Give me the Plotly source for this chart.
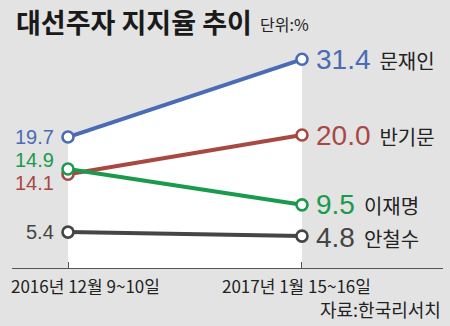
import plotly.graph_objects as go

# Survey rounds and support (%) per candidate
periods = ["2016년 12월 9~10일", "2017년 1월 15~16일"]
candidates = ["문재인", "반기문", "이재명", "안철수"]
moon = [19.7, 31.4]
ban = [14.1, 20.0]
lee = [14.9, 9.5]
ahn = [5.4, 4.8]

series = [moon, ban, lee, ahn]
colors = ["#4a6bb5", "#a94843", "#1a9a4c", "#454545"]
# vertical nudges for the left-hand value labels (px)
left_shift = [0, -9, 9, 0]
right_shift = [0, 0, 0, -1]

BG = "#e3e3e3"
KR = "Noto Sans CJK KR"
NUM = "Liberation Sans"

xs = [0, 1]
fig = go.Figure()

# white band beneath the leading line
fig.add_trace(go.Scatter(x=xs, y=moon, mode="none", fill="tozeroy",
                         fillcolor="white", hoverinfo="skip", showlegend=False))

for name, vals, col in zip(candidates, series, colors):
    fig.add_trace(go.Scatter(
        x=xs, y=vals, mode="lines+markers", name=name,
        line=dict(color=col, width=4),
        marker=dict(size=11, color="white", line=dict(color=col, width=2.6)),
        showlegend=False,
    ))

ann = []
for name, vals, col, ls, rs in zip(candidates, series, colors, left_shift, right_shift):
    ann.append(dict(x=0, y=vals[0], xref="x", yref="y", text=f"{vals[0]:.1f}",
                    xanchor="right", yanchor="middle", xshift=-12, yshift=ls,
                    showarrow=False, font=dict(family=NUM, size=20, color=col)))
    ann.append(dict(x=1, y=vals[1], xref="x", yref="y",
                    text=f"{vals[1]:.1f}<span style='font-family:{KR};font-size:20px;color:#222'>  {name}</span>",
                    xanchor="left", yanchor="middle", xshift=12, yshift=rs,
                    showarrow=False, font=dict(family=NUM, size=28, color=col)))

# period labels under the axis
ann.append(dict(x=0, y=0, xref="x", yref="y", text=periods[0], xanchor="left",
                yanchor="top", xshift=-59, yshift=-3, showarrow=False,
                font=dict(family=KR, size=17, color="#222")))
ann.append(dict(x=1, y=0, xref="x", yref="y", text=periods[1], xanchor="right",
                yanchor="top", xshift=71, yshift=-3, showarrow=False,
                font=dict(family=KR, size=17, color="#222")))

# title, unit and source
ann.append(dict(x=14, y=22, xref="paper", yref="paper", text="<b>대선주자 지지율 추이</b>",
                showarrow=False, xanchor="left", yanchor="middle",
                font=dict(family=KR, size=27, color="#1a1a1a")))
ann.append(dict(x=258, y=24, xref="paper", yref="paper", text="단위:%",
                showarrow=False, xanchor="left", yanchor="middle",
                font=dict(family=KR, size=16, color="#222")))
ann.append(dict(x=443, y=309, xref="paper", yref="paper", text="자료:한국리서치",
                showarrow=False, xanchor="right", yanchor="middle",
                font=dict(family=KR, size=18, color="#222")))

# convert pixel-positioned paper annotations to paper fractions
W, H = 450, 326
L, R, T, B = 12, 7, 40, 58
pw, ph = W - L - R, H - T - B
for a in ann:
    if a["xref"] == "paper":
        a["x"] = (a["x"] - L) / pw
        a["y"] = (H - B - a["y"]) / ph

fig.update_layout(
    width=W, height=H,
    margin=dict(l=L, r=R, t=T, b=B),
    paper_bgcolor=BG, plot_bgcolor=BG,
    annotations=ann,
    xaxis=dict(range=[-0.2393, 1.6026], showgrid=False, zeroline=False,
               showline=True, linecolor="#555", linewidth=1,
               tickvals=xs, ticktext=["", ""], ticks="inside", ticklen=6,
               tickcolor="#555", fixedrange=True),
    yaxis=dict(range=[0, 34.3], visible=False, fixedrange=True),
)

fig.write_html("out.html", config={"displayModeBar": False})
...
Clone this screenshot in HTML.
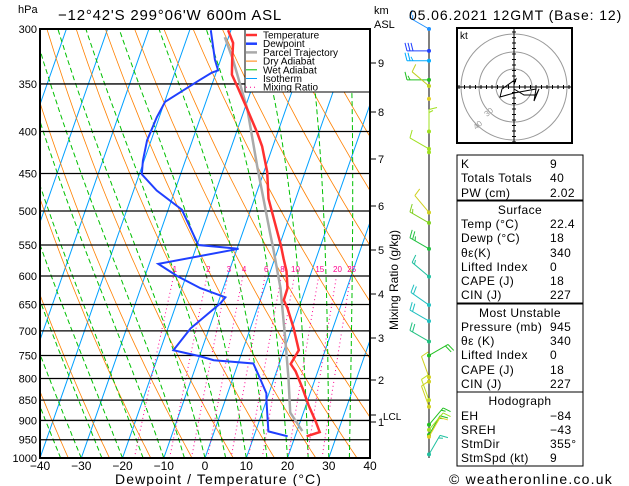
==
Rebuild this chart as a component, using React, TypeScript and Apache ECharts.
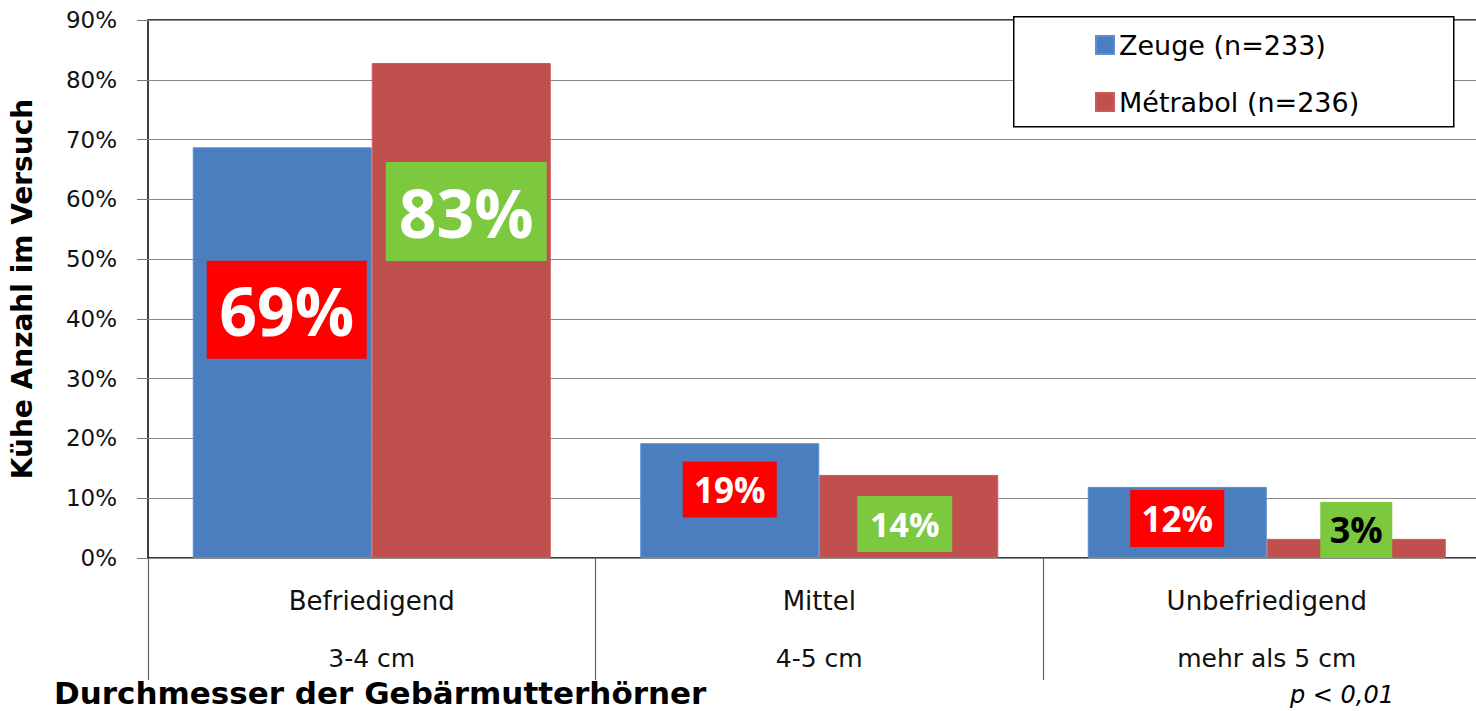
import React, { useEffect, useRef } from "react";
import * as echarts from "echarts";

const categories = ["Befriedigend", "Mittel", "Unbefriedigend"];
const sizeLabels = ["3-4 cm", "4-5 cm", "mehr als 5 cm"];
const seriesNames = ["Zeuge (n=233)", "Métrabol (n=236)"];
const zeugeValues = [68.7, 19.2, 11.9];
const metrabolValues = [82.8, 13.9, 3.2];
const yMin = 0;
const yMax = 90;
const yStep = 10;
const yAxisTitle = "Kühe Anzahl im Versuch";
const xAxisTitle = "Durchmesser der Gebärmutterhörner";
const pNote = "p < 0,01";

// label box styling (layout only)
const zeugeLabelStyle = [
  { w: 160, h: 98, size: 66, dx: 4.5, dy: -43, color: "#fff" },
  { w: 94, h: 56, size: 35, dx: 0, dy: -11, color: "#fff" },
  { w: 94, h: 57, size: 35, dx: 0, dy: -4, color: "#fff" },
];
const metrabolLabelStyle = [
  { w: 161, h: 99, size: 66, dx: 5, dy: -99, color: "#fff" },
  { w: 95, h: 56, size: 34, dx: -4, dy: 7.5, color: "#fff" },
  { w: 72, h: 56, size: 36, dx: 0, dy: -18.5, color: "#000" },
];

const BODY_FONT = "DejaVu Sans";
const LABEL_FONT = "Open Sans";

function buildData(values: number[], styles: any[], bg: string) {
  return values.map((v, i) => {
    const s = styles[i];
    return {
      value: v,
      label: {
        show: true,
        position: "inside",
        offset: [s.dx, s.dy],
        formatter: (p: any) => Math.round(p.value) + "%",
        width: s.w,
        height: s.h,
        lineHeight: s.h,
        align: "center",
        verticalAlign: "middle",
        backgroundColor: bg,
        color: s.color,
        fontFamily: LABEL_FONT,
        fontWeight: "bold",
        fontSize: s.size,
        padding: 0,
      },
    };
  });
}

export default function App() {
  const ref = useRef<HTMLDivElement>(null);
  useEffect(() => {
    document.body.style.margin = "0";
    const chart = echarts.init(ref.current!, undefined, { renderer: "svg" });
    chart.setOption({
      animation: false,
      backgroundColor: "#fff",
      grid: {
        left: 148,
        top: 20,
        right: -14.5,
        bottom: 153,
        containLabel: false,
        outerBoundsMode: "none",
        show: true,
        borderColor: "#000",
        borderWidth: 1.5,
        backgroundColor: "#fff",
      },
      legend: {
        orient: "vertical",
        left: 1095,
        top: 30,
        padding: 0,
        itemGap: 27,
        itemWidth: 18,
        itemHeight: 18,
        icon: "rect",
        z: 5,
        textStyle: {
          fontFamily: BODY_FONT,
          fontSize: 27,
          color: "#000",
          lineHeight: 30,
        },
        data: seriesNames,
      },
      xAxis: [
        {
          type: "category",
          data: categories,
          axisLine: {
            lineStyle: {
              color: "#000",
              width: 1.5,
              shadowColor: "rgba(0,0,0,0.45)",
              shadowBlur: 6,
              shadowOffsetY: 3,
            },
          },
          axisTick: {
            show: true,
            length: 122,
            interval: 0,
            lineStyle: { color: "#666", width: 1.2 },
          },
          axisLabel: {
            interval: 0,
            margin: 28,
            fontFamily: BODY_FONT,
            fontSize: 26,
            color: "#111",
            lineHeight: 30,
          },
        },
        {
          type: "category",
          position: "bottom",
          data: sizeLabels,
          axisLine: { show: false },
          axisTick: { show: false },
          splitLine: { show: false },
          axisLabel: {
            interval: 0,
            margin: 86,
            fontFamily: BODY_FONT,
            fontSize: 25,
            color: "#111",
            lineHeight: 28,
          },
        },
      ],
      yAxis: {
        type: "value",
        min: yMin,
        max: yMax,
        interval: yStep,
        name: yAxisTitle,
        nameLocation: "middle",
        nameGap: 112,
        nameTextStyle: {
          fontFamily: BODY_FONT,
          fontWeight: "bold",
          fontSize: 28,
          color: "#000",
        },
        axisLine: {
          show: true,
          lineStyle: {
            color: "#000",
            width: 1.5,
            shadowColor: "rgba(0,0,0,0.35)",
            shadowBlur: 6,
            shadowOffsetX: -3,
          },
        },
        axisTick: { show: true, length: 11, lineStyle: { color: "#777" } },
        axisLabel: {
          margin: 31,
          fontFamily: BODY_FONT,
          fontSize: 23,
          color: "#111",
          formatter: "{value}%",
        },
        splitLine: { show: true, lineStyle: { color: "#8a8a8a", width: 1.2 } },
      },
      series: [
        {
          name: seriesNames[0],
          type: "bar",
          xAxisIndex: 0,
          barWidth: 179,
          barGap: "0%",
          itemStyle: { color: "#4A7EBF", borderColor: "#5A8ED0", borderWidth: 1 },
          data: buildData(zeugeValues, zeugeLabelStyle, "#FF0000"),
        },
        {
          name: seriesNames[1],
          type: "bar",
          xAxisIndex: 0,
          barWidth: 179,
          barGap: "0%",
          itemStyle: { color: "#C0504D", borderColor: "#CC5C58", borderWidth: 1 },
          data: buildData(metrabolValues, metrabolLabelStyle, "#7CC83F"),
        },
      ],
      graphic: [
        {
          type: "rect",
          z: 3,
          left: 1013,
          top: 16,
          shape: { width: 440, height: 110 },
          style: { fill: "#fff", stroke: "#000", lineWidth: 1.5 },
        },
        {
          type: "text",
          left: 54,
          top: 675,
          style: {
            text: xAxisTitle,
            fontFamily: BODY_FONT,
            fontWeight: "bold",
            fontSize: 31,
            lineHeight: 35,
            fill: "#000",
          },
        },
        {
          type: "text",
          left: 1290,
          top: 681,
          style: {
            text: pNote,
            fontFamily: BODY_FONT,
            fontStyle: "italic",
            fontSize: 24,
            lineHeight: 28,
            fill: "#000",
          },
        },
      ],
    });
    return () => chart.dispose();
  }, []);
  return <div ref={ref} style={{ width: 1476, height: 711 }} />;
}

WRITTEN TASK
Copy each line above that contains the word "this".

SOLUTION
Give me the Plotly source for this chart.
Clone this screenshot in HTML.
Rebuild this chart as a component, using React, TypeScript and Apache ECharts.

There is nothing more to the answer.